The first body 11 further includes positioning rods 13 abutting the second end surface 112. The positioning rods 13 are used for positioning the optical plug 10 in place with respect to the optical socket 20.

The optical socket 20 includes a substantially cuboid second body 21. The second body 21 includes a conversion portion 22 and a coupling portion 23 integrally formed with the conversion portion 22. The coupling portion 23 defines a recess 233 for insertion of the optical plug 10.

The conversion portion 22 includes a coupling surface 221, a first side surface 222, and a second side surface 223. The coupling surface 221 is positioned in the recess 233. The first and second side surfaces 222, 223 are opposite to each other and are adjacent to the coupling surface 221. The conversion portion 22 further includes a number of light emitters 224 and a number of light detectors 225. The light emitter 224 is configured for receiving electrical signals, converting the electrical signals into optical signals, and outputting the optical signals to an output fiber 31. The light detector 225 is configured for receiving optical signals from an input fiber 32, converting the optical signals into electrical signals, and outputting the electrical signals.

The light emitter 224 includes a light emitting surface 2241. The light emitting surface 2241 faces out from the recess 233 and is exposed in the recess 233. The light emitting surface 2241 is aligned with an output fiber 31 of the optical plug 10. The light emitter 224 sends the optical signals to the output fiber 31 through the light emitting surface 2241.

The light detector 225 includes a light incident surface 2251. The light incident surface 2251 faces out from the recess 233 and is exposed in the recess 233. The light incident surface 2251 is aligned with an input fiber 32. The light detector 225 receives the optical signals from the input fiber 32 through the light incident surface 2251.

In this embodiment, the light emitter 224 is a vertical-cavity surface-emitting laser (VCSEL), and the light detector 225 is a photo-diode.

The conversion portion 22 further includes a number of electric wires 226. The electric wires 226 are electrically connected to the light emitters 224 and the light detectors 225 for transmitting electrical signals.
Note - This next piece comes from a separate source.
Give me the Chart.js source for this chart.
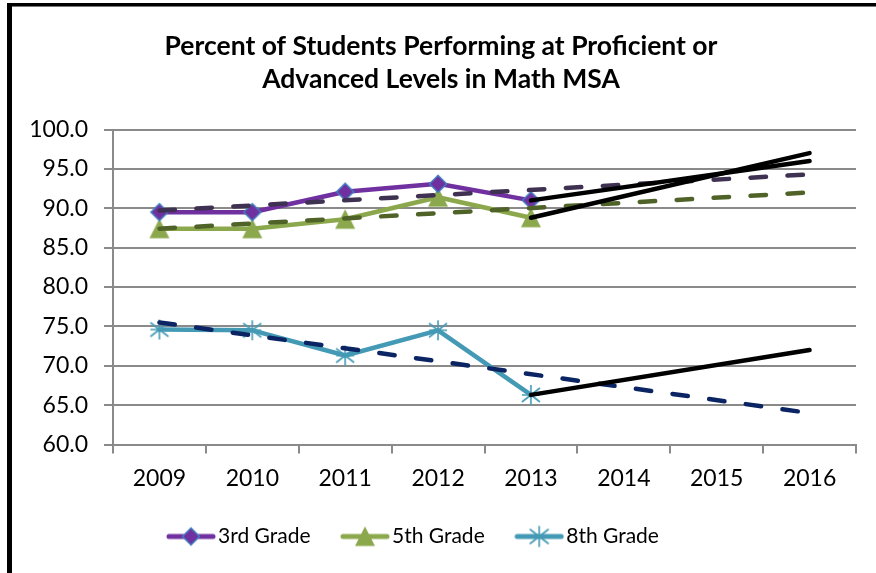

The coupling portion 23 includes a coupling sleeve 231 which is rectangular in section. The outline of the coupling sleeve 231 is substantially cuboid. The coupling sleeve 231 defines the recess 233. The coupling portion 23 further defines positioning holes 234 in the coupling surface 221. The positioning holes 234 communicate with the recess 233 and are aligned with the positioning rods 13 of the optical plug 10. When the optical plug 10 is inserted into the recess 233, the positioning rods 13 lock into the positioning holes 234 for firmly connecting the optical plug 10 to the optical socket 20.

Referring to FIGS. 4 and 5, when in use, the optical socket 20 is set on an electronic device 200 and the electrical wires 226 are electrically connected to inner circuit (not shown) of the electronic device 200. The optical plug 10 is inserted into the optical socket 20. The electronic device 200 can exchange signals with outside through the optical fiber connector assembly 100.

It is the light emitter 224 and the light detector 225 which are respectively used for aligning with the optical fibers 30, thus, the alignment of the lenses in the optical plug 10 with the lenses in the optical socket 20 is not needed. Therefore, losses in the transmitted and received signals can be minimized.

The above particular embodiments are shown and described by way of illustration only. The principles and the features of the present disclosure may be employed in various and numerous embodiments thereof without departing from the scope of the disclosure. The above-described embodiments illustrate the scope of the disclosure but do not restrict the scope of the disclosure.